I lived in a ‘typical’ family: two parents and two children. Both my parents worked and we lived in a lovely family home until a messy divorce, and a parent moving 30 miles away. At 13 I made the decision to stay in my home town to live with my dad. From here my dad began suffering with mental health problems which caused ongoing alcohol abuse. This lead to a long, strenuous battle for me as a teenager. I had to deal with my dad’s severe episodes of depression after a long day of drinking, giving him masses of emotional support and someone to listen to his problems when he was feeling low. I ensured the house was secure after he arrived home on school nights, sometimes at 4 or 5am, locking up, turning off the oven and checking to ensure he was safe. My dad was bad with money so I supported him in dealing with bills, ensuring enough money was there for food and other essential items, but we often went without as he would spend the money on alcohol. To my friends I would make excuses as to why I couldn’t let them come round or why I couldn’t stay out and throughout my school life I kept my secret life at home close to my chest. I left school with amazing GCSE results and no one would have known about the roles I was taking on at home.
College was hard and with my dad’s drinking getting worse, I found it hard to commit my time and concentration into the 5 academic subjects I had chosen on a whim. I asked for extra support but when I didn’t show up for an 8am session, as I was up with my dad until 5am, it got cancelled. By this stage my own mental health had deteriorated and I was put on anti-depressants at 16 with no explanation of their side effects. For the next 6 months I struggled with every aspect of my life and dropped out of college as I had given up. I took the wrong path in life, spent my time with the wrong people and saw no future for myself.
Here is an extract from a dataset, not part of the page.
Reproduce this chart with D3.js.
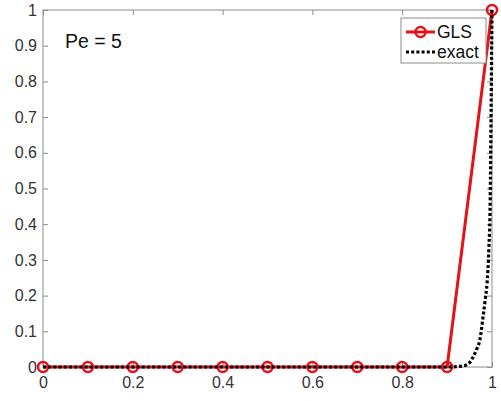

In 2012 I found myself at a point of crisis: with no education, employment or training in place I was spending my days with my thoughts and was coping poorly in every aspect of life. I called every service I knew of that covered children support and alcohol support and eventually found myself at my local carers centre. Over the past 3 years they have guided me to where I am today. I have a strong head and an even stronger mind set, my dad is still drinking but I have learnt to support him from afar. I moved out of my dad’s home and got my head together. In the past 18 months my carers centre have given me the fantastic opportunity to work with them where I can give back to other carers what I received and am forever grateful for.
The work I have completed with the carers centre has been fantastic. I have spoken at schools, colleges, NHS events, the houses of parliament and event got to interview Simon Stevens, the CEO of the NHS. I support many young people on a daily basis, giving them the empathy and support they need to aspire to achieve and become something other than a label. Seeing the support I provide change lives is the most rewarding feeling I have come across, to date, and I hope to continue to implement change for carers locally and nationally in the future.
Being a carer isn’t a choice, no one asks you to sign a contract and no one tells you that you have become a carer. Being a carer is normal life to you. You are a child, a parent, a loved one first and foremost and you care for them out of love. My caring life was hard and I still struggle with areas of my caring role but I wouldn’t change any of it as it has made me appreciate everything in life and with support I have truly used my experiences for the positive.